Shaw and Pond were intent and ultimately successful in getting the other two unaffiliated seniors, Florence Stewart and Isabel Breed, to join their organization. All four are considered founders.
The second Tri Delta chapter came about through the efforts of Etta May Budd who was in Boston studying art. She boarded at the Young Women’s Christian Association and there met Josephine Centre, an early initiate of the Alpha Chapter. Budd, who then became a member of the Alpha Chapter, belonged to two local organizations, one at Simpson College in Indianola, Iowa, and another at Iowa State University in Ames, Iowa.
The organization Budd belonged to at Simpson College was called L.F.V. It stood for “Lovers of Fun And Victory,” but the college men called them “Light Footed Virgins.” L.F.V. was founded in 1871 and by 1889, it had 95 members. On April 25, 1889, nine L.F.V. members signed pledges to become members of Delta Delta Delta. A charter was secured and L.F.V. became the Delta Deuteron Chapter of Delta Delta Delta. An initiation followed on May 10, 1889. In 1897, it became known as the Delta chapter when the first national convention changed the system of naming chapters.

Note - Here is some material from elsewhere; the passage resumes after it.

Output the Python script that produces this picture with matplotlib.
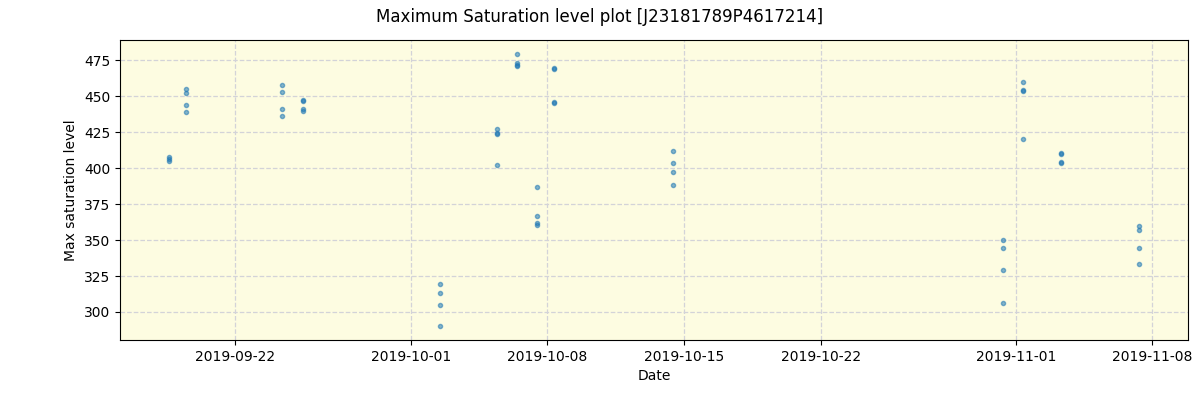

As she had done with the local organization to which she had belonged at Simpson College, Budd attempted to bring the local organization she had founded at Iowa State University, U.D.T. into the Delta Delta Delta fold. In May 1889, she returned to Iowa State with a charter for the local organization. There was much anti-fraternity sentiment on campus and U.D.T. had been forced to disband. Budd organized another group to have the Delta Delta Delta charter and was successful in 1890. However due to the continuing anti-fraternity sentiment, that charter was surrendered two years later. Fourteen members were initiated and two pledged before the charter was returned. Ultimately, the chapter was reestablished on September 21, 1912.

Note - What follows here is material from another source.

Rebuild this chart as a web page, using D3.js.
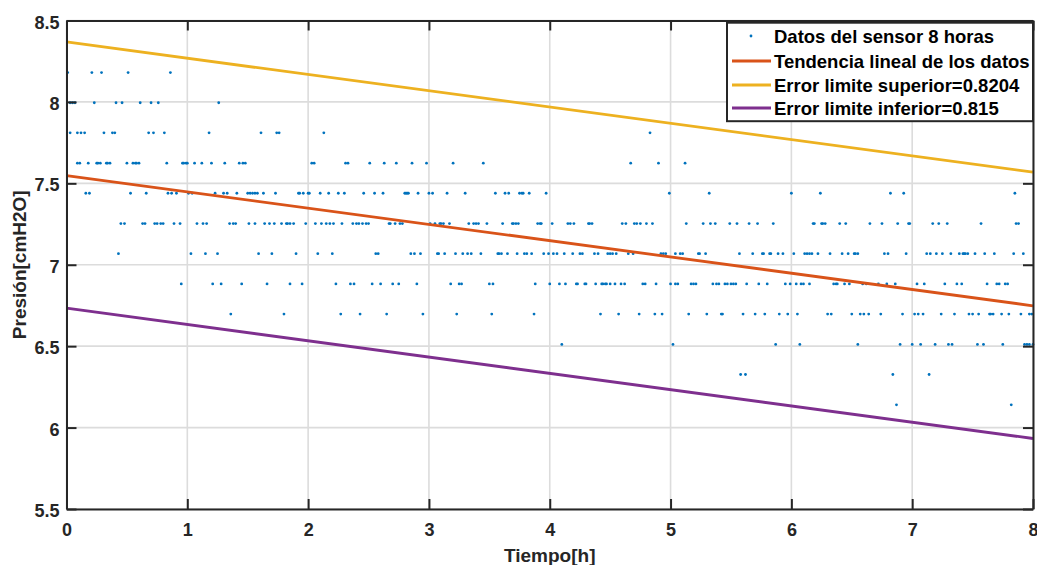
<!DOCTYPE html>
<html><head><meta charset="utf-8">
<script src="https://cdn.jsdelivr.net/npm/d3@7"></script>
<style>
html,body{margin:0;padding:0;background:#fff;}
svg{display:block;font-family:"Liberation Sans",Arial,Helvetica,sans-serif;font-weight:bold;}
</style></head>
<body><svg id="chart" width="1037" height="565"></svg>
<script>
// ---- Data ----
const xTicks = [0,1,2,3,4,5,6,7,8];
const yTicks = [5.5,6,6.5,7,7.5,8,8.5];
const xTickLabels = ["0","1","2","3","4","5","6","7","8"];
const yTickLabels = ["5.5","6","6.5","7","7.5","8","8.5"];

// quantised pressure levels of the sensor (cmH2O)
const levels = [8.18, 7.995, 7.81, 7.624, 7.439, 7.253, 7.068, 6.882, 6.697, 6.511, 6.326, 6.14];
// times (h) of samples at each level
const tL0 = [0.01,0.21,0.29,0.51,0.86];
const tL1 = [0.03,0.05,0.07,0.23,0.41,0.46,0.61,0.70,0.76,1.26];
const tL2 = [0.03,0.09,0.12,0.15,0.31,0.38,0.40,0.68,0.72,0.81,1.18,1.61,1.74,1.76,2.13,4.83];
const tL3 = [0.09,0.11,0.18,0.25,0.26,0.28,0.33,0.34,0.36,0.50,0.55,0.57,0.58,0.60,0.83,0.96,0.97,0.99,1.00,1.06,1.12,1.20,1.31,1.43,1.46,1.48,
             2.03,2.05,2.31,2.33,2.51,2.63,2.73,2.86,2.98,3.20,3.45,4.67,4.90,5.12];
const tL4 = [0.16,0.19,0.53,0.66,0.84,0.87,0.91,1.01,1.04,1.23,1.30,1.33,1.41,1.50,1.52,1.54,1.56,1.58,1.63,1.73,1.92,1.93,1.96,2.00,2.01,
             2.10,2.17,2.25,2.30,2.46,2.55,2.62,2.80,2.81,2.82,2.83,2.91,3.00,3.03,3.15,3.30,3.55,3.63,3.66,3.75,3.77,3.78,3.83,3.97,
             4.99,5.32,6.00,6.24,6.82,6.93,7.85];
const tL5 = [0.45,0.48,0.63,0.65,0.73,0.75,0.78,0.80,0.89,0.94,1.08,1.13,1.16,1.35,1.38,1.40,1.51,1.56,1.64,1.68,1.72,1.78,1.82,1.83,1.85,1.88,
             1.98,2.06,2.11,2.15,2.18,2.21,2.28,2.37,2.40,2.42,2.45,2.48,2.50,2.67,2.68,2.72,2.76,2.78,3.01,3.05,3.09,3.10,3.12,3.17,
             3.33,3.37,3.39,3.41,3.48,3.61,3.69,3.70,3.72,3.74,3.90,3.92,3.93,4.02,4.15,4.17,4.20,4.32,4.33,4.35,4.60,4.63,4.70,4.72,
             4.75,4.80,4.85,5.13,5.27,5.33,5.37,5.49,5.55,5.65,5.72,5.85,6.18,6.19,6.25,6.26,6.28,6.40,6.45,6.65,6.75,6.88,6.97,6.98,
             7.17,7.22,7.29,7.57,7.86,7.88];
const tL6 = [0.43,1.03,1.15,1.25,1.59,1.70,1.90,2.08,2.20,2.56,2.58,2.85,2.88,2.93,3.07,3.08,3.13,3.22,3.28,3.32,3.35,3.43,3.57,3.58,3.60,
             3.65,3.73,3.79,3.81,3.85,3.95,3.99,4.03,4.06,4.12,4.19,4.25,4.27,4.37,4.40,4.48,4.50,4.52,4.55,4.65,4.69,4.92,4.94,4.96,
             5.04,5.08,5.10,5.23,5.24,5.29,5.57,5.68,5.76,5.77,5.82,5.83,5.89,5.93,6.02,6.11,6.13,6.15,6.17,6.22,6.32,6.42,6.47,6.52,
             6.53,6.55,6.77,6.80,6.95,7.12,7.15,7.20,7.25,7.32,7.39,7.42,7.43,7.44,7.46,7.52,7.60,7.68,7.84,7.92];
const tL7 = [0.95,1.21,1.28,1.45,1.66,1.85,1.95,2.23,2.35,2.38,2.53,2.60,2.70,2.75,2.90,3.18,3.25,3.27,3.50,3.53,3.88,4.00,4.08,4.13,4.22,
             4.23,4.29,4.30,4.38,4.43,4.44,4.46,4.47,4.50,4.54,4.59,4.62,4.77,4.79,4.88,5.00,5.04,5.06,5.17,5.19,5.21,5.35,5.38,5.40,
             5.45,5.47,5.50,5.52,5.54,5.63,5.73,5.80,5.95,5.99,6.04,6.08,6.10,6.15,6.35,6.37,6.38,6.44,6.48,6.59,6.62,6.72,6.79,6.86,
             7.04,7.10,7.27,7.37,7.41,7.62,7.70,7.72,7.77,7.79];
const tL8 = [1.36,1.80,2.27,2.43,2.65,2.95,3.23,3.52,3.87,4.42,4.57,4.74,4.87,4.93,5.15,5.30,5.42,5.43,5.60,5.70,5.78,5.90,5.97,6.05,6.30,
             6.33,6.50,6.57,6.60,6.64,6.74,6.92,7.02,7.05,7.09,7.24,7.35,7.47,7.50,7.55,7.64,7.65,7.67,7.74,7.80,7.90,7.97,7.99];
const tL9 = [4.10,5.02,5.87,6.07,6.55,6.90,7.00,7.07,7.19,7.30,7.33,7.54,7.59,7.75,7.93,7.95,7.97,8.00];
const tL10 = [5.58,5.62,6.84,7.14];
const tL11 = [6.87,7.82];
const timesByLevel = [tL0,tL1,tL2,tL3,tL4,tL5,tL6,tL7,tL8,tL9,tL10,tL11];

// linear trend of the data and error bands
const trendTime = [0, 8];
const trendValue = [7.548, 6.748];
const errSup = 0.8204;
const errInf = 0.815;

const legendLabels = ["Datos del sensor 8 horas","Tendencia lineal de los datos","Error limite superior=0.8204","Error limite inferior=0.815"];
const colors = {data:"#0072BD", trend:"#D95319", sup:"#EDB120", inf:"#7E2F8E"};

// ---- Drawing ----
const W = 1037, H = 565;
const m = {left:66.5, right:4, top:20.5, bottom:56};
const svg = d3.select("#chart");
const pw = W - m.left - m.right, ph = H - m.top - m.bottom;
const x = d3.scaleLinear().domain([0,8]).range([m.left, m.left+pw]);
const y = d3.scaleLinear().domain([5.5,8.5]).range([m.top+ph, m.top]);
const axisColor = "#262626";

// grid
const grid = svg.append("g");
grid.selectAll("line.gx").data(xTicks).join("line")
  .attr("x1", d=>x(d)).attr("x2", d=>x(d)).attr("y1", y(5.5)).attr("y2", y(8.5))
  .attr("stroke","#dcdcdc").attr("stroke-width",1.6);
grid.selectAll("line.gy").data(yTicks).join("line")
  .attr("y1", d=>y(d)).attr("y2", d=>y(d)).attr("x1", x(0)).attr("x2", x(8))
  .attr("stroke","#dcdcdc").attr("stroke-width",1.6);

// data points
const pts = [];
timesByLevel.forEach((arr,i)=>arr.forEach(t=>pts.push({t, v:levels[i]})));
svg.append("g").selectAll("circle").data(pts).join("circle")
  .attr("cx", d=>x(d.t)).attr("cy", d=>y(d.v)).attr("r",1.4)
  .attr("fill", colors.data);

// lines
const line = d3.line().x(d=>x(d[0])).y(d=>y(d[1]));
const mk = off => trendTime.map((t,i)=>[t, trendValue[i]+off]);
const series = [
  {data: mk(0), c: colors.trend},
  {data: mk(errSup), c: colors.sup},
  {data: mk(-errInf), c: colors.inf}
];
svg.append("g").selectAll("path").data(series).join("path")
  .attr("d", d=>line(d.data)).attr("fill","none").attr("stroke", d=>d.c).attr("stroke-width",2.8);

// axes (box with inward ticks on all sides)
const ax = svg.append("g");
const tickFmt = (labels, ticks) => (d => labels[ticks.indexOf(d)]);
const gB = ax.append("g").attr("transform",`translate(0,${y(5.5)})`)
  .call(d3.axisBottom(x).tickValues(xTicks).tickFormat(tickFmt(xTickLabels,xTicks)).tickSizeInner(-10).tickSizeOuter(0).tickPadding(14));
const gT = ax.append("g").attr("transform",`translate(0,${y(8.5)})`)
  .call(d3.axisTop(x).tickValues(xTicks).tickFormat("").tickSizeInner(-10).tickSizeOuter(0));
const gL = ax.append("g").attr("transform",`translate(${x(0)},0)`)
  .call(d3.axisLeft(y).tickValues(yTicks).tickFormat(tickFmt(yTickLabels,yTicks)).tickSizeInner(-10).tickSizeOuter(0).tickPadding(7));
const gR = ax.append("g").attr("transform",`translate(${x(8)},0)`)
  .call(d3.axisRight(y).tickValues(yTicks).tickFormat("").tickSizeInner(-10).tickSizeOuter(0));
[gB,gT,gL,gR].forEach(g=>{
  g.select(".domain").attr("stroke",axisColor).attr("stroke-width",2);
  g.selectAll(".tick line").attr("stroke",axisColor).attr("stroke-width",2);
  g.selectAll(".tick text").attr("fill","#262626").style("font-family",'"Liberation Sans",Arial,sans-serif')
   .style("font-weight","bold").style("font-size","18px");
});
gL.selectAll(".tick text").attr("dy","0.42em");

// axis titles
svg.append("text").attr("x", (x(0)+x(8))/2).attr("y", 562).attr("text-anchor","middle")
  .attr("fill","#262626").style("font-size","19px").text("Tiempo[h]");
svg.append("text").attr("transform",`translate(26,${(y(5.5)+y(8.5))/2}) rotate(-90)`).attr("text-anchor","middle")
  .attr("fill","#262626").style("font-size","19px").text("Presión[cmH2O]");

// legend
const lg = svg.append("g");
const lx0 = 727, ly0 = 22.7, lw = x(8)-727, lh = 98.5;
lg.append("rect").attr("x",lx0).attr("y",ly0).attr("width",lw).attr("height",lh)
  .attr("fill","#fff").attr("stroke",axisColor).attr("stroke-width",2);
const rowY = [36, 61, 85, 108];
legendLabels.forEach((lab,i)=>{
  const yy = rowY[i];
  if(i===0){
    lg.append("circle").attr("cx",751).attr("cy",yy).attr("r",1.4).attr("fill",colors.data);
  } else {
    const c = [colors.trend, colors.sup, colors.inf][i-1];
    lg.append("line").attr("x1",732).attr("x2",771).attr("y1",yy).attr("y2",yy).attr("stroke",c).attr("stroke-width",2.8);
  }
  lg.append("text").attr("x",774).attr("y",yy).attr("dy","0.36em").attr("fill","#000")
    .style("font-size","18.5px").text(lab);
});
</script></body></html>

In 1889, the Epsilon chapter of Delta Delta Delta became the second women’s fraternity at Knox College. Kappa Beta Theta was a local organization founded in 1888 by sisters Patsie and Ola Ingersoll. It was formed with the intention of securing a charter from a national women’s fraternity. Beta Theta Pi had a chapter at Knox College and a Knox Beta told his brother, who was a member of the Beta Theta Pi chapter at Boston University. The Boston University Beta gave the information to his friend, Delta Delta Delta founder Sarah Ida Shaw.
Correspondence between Shaw and the Knox College women resulted in a Tri Delta charter being granted on July 9, 1889. A member of the Simpson College chapter, Hattie Berry, initiated the chapter in August 1889, at the home of one of the charter members, Alta March. A reception was held at the Phi Gamma Delta Hall at Knox College. Shaw later noted that the “Galesburg girls refused to have Gamma (as a chapter name) because they considered the letter hideous in form and sound, so it was given to the second in the province, Adrian (College), which came in only six months later.”
Tri Delta was represented at the 1891 meeting of seven organizations in Boston at the invitation of Kappa Kappa Gamma. When the seven groups met again in 1902 in Chicago at the invitation of Alpha Phi, Tri Delta became a founding member of the National Panhellenic Conference.